During a game of Tsuro, a player may rotate a tile by 90, 180, or 270 degrees before placing it on the board. Two tiles are equivalent if they are equal or one can be transformed into the other via a rotation. The second row in the above table shows what a 270-degree rotation of the corresponding tile above looks like.

A player avatar is a colored token (white, black, red, green, blue) that represents a player on a port of one of the placed tiles. We call such a tile and port occupied.

2 The Goal of the Game

The goal of a round of Tsuro is to be the player with the last avatar on the game board.

3 Starting the Game

The board is initially empty.

Starting with the oldest player, each player receives three tiles, chooses one, rotates it as needed, places it on the board bordering the periphery on at least one side, and adds an avatar to a port that faces an empty board square.

The initial placement continues with the next-oldest player until the youngest one has placed an initial tile and avatar. Whenever it is a player’s turn to place a tile and an avatar, it is informed of the current state of the game board.
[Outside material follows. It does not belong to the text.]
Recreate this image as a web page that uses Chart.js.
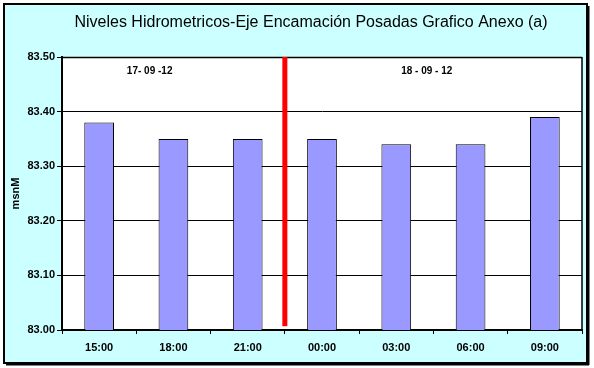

This start-up round ends when all players have places their one tile and their avatar on the board.

4 Playing One Round

Starting with the oldest one and continuing in decreasing age, each player takes a turn to complete one round.
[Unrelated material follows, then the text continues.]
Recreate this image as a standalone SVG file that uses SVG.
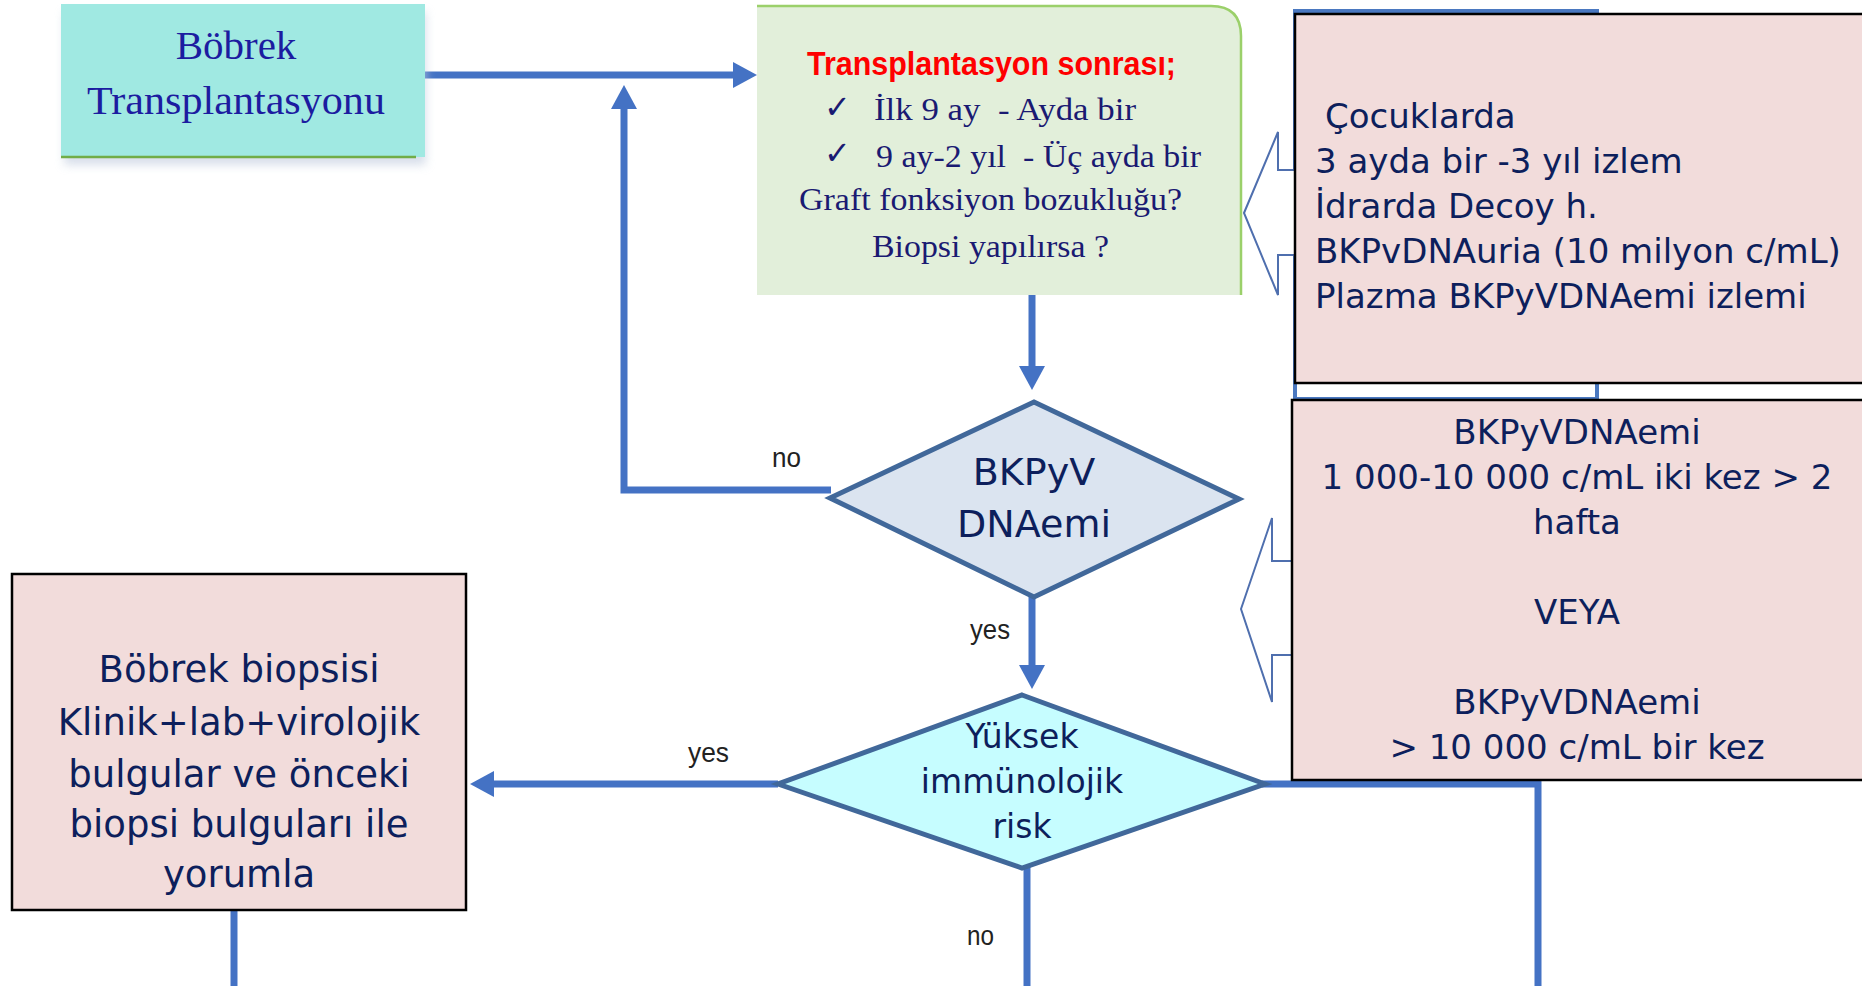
<svg xmlns="http://www.w3.org/2000/svg" width="1862" height="986" viewBox="0 0 1862 986">
<style>
.conn{fill:none;stroke:#4472c4;stroke-width:7;stroke-linejoin:miter}
.pink{fill:#f2dcdb;stroke:#000;stroke-width:2.5}
.comic{font-family:"DejaVu Sans",sans-serif;fill:#0d1f5c}
.serif{font-family:"Liberation Serif",serif;fill:#1a1a72}
.lbl{font-family:"Liberation Sans",sans-serif;font-size:28px;fill:#222}
.diam{stroke:#41689a;stroke-width:5;stroke-linejoin:miter}
.hollow{fill:#fff;stroke:#4f6fae;stroke-width:2}
.chk{font-family:"DejaVu Sans",sans-serif;font-size:32px;fill:#1a1a72}
</style>
<defs>
<marker id="ah" markerUnits="userSpaceOnUse" markerWidth="26" markerHeight="28" refX="12" refY="13" orient="auto">
<path d="M0,0 L24,13 L0,26 Z" fill="#4472c4"/>
</marker>
<filter id="blur" x="-10%" y="-10%" width="120%" height="140%"><feGaussianBlur stdDeviation="5"/></filter>
</defs>
<rect width="1862" height="986" fill="#fff"/>

<g id="bg-frame">
<rect x="1295" y="11" width="302" height="388" fill="none" stroke="#4a78c0" stroke-width="4"/>
</g>

<g id="connectors">
<line class="conn" x1="425" y1="75" x2="745" y2="75" marker-end="url(#ah)"/>
<polyline class="conn" points="831,490 624,490 624,97" marker-end="url(#ah)"/>
<line class="conn" x1="1032" y1="295" x2="1032" y2="378" marker-end="url(#ah)"/>
<line class="conn" x1="1032" y1="597" x2="1032" y2="677" marker-end="url(#ah)"/>
<line class="conn" x1="778" y1="784" x2="482" y2="784" marker-end="url(#ah)"/>
<line class="conn" x1="234" y1="910" x2="234" y2="986"/>
<line class="conn" x1="1027" y1="866" x2="1027" y2="986"/>
<polyline class="conn" points="1262,784 1538,784 1538,986"/>
<text class="lbl" x="772" y="467" textLength="29" lengthAdjust="spacingAndGlyphs">no</text>
<text class="lbl" x="970" y="639" textLength="40" lengthAdjust="spacingAndGlyphs">yes</text>
<text class="lbl" x="688" y="762" textLength="41" lengthAdjust="spacingAndGlyphs">yes</text>
<text class="lbl" x="967" y="945" textLength="27" lengthAdjust="spacingAndGlyphs">no</text>
</g>

<g id="node-bobrek-transplantasyonu">
<rect x="64" y="12" width="362" height="153" fill="#c8d2e2" opacity="0.7" filter="url(#blur)"/>
<rect x="61" y="4" width="364" height="153" fill="#a0e9e2"/>
<line x1="61" y1="157" x2="416" y2="157" stroke="#70ad47" stroke-width="2.5"/>
<text x="236" y="59" text-anchor="middle" font-family="Liberation Serif, serif" font-size="41" fill="#1c1ca0">Böbrek</text>
<text x="87" y="114" font-family="Liberation Serif, serif" font-size="41" fill="#1c1ca0" textLength="298" lengthAdjust="spacingAndGlyphs">Transplantasyonu</text>
</g>

<g id="node-transplantasyon-sonrasi">
<path d="M757,6 H1211 Q1241,6 1241,36 V295 H757 Z" fill="#e2efda"/>
<path d="M757,6 H1211 Q1241,6 1241,36 V295" fill="none" stroke="#9bd06a" stroke-width="2.5"/>
<text x="807" y="75" font-family="Liberation Sans, sans-serif" font-weight="bold" font-size="34" fill="#ff0000" textLength="369" lengthAdjust="spacingAndGlyphs">Transplantasyon sonrası;</text>
<text class="chk" x="824" y="118">✓</text>
<text class="serif" x="874" y="120" font-size="32" textLength="262" lengthAdjust="spacingAndGlyphs" xml:space="preserve">İlk 9 ay  - Ayda bir</text>
<text class="chk" x="824" y="164">✓</text>
<text class="serif" x="876" y="167" font-size="32" textLength="325" lengthAdjust="spacingAndGlyphs" xml:space="preserve">9 ay-2 yıl  - Üç ayda bir</text>
<text class="serif" x="799" y="210" font-size="32" textLength="383" lengthAdjust="spacingAndGlyphs">Graft fonksiyon bozukluğu?</text>
<text class="serif" x="872" y="257" font-size="32" textLength="237" lengthAdjust="spacingAndGlyphs">Biopsi yapılırsa ?</text>
</g>

<g id="node-arrow-cocuklarda">
<polygon class="hollow" points="1244,213 1278,132 1278,170 1297,170 1297,255 1278,255 1278,295"/>
</g>

<g id="node-cocuklarda">
<rect class="pink" x="1295" y="14" width="600" height="369"/>
<g class="comic" font-size="34">
<text x="1325" y="128">Çocuklarda</text>
<text x="1315" y="173">3 ayda bir -3 yıl izlem</text>
<text x="1315" y="218">İdrarda Decoy h.</text>
<text x="1315" y="263">BKPvDNAuria (10 milyon c/mL)</text>
<text x="1315" y="308">Plazma BKPyVDNAemi izlemi</text>
</g>
</g>

<g id="node-arrow-bkpyvdnaemi">
<polygon class="hollow" points="1241,609 1272,518 1272,561 1294,561 1294,655 1272,655 1272,702"/>
</g>

<g id="node-bkpyvdnaemi-kriter">
<rect class="pink" x="1292" y="400" width="600" height="380"/>
<g class="comic" font-size="34" text-anchor="middle">
<text x="1577" y="444">BKPyVDNAemi</text>
<text x="1577" y="489">1 000-10 000 c/mL iki kez &gt; 2</text>
<text x="1577" y="534">hafta</text>
<text x="1577" y="624">VEYA</text>
<text x="1577" y="714">BKPyVDNAemi</text>
<text x="1577" y="759">&gt; 10 000 c/mL bir kez</text>
</g>
</g>

<g id="node-bkpyv-dnaemi">
<polygon class="diam" points="1034,402 1239,499 1034,597 830,498" fill="#dbe4f0"/>
<g class="comic" font-size="38" text-anchor="middle">
<text x="1034" y="485">BKPyV</text>
<text x="1034" y="537">DNAemi</text>
</g>
</g>

<g id="node-yuksek-risk">
<polygon class="diam" points="1022,695 1265,784 1022,868 778,784" fill="#c6fdff"/>
<g class="comic" font-size="33" text-anchor="middle">
<text x="1022" y="748">Yüksek</text>
<text x="1022" y="793">immünolojik</text>
<text x="1022" y="838">risk</text>
</g>
</g>

<g id="node-bobrek-biopsisi">
<rect class="pink" x="12" y="574" width="454" height="336"/>
<g class="comic" font-size="37" text-anchor="middle">
<text x="239" y="682">Böbrek biopsisi</text>
<text x="239" y="735">Klinik+lab+virolojik</text>
<text x="239" y="787">bulgular ve önceki</text>
<text x="239" y="837">biopsi bulguları ile</text>
<text x="239" y="887">yorumla</text>
</g>
</g>
</svg>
At the beginning of a turn, a player receives two tiles from the game referee. The player chooses one of the two given tiles and places it—possibly rotated in the above-mentioned manner— next to the one occupied by the player’s avatar. This action connects the avatar port on the currently occupied tile to another port on the new tile and, perhaps transitively, to already placed tiles that border the new tile. All avatars that face the new tile are moved forward as far as possible until

  • they get to a port on a tile that borders an empty square; or

  • they reach the periphery of the game board, in which case they—and their owners—are eliminated from the game.

The other tile is discarded.

The round ends when every player has completed a turn.

5 Ending a Game

A game ends when, by the end of a round,
  • there is only one avatar left on the board; the avatar’s owner is the winner;

  • all initially remaining avatars reach the board’s periphery during the same round; the owners of these avatars are joint winners.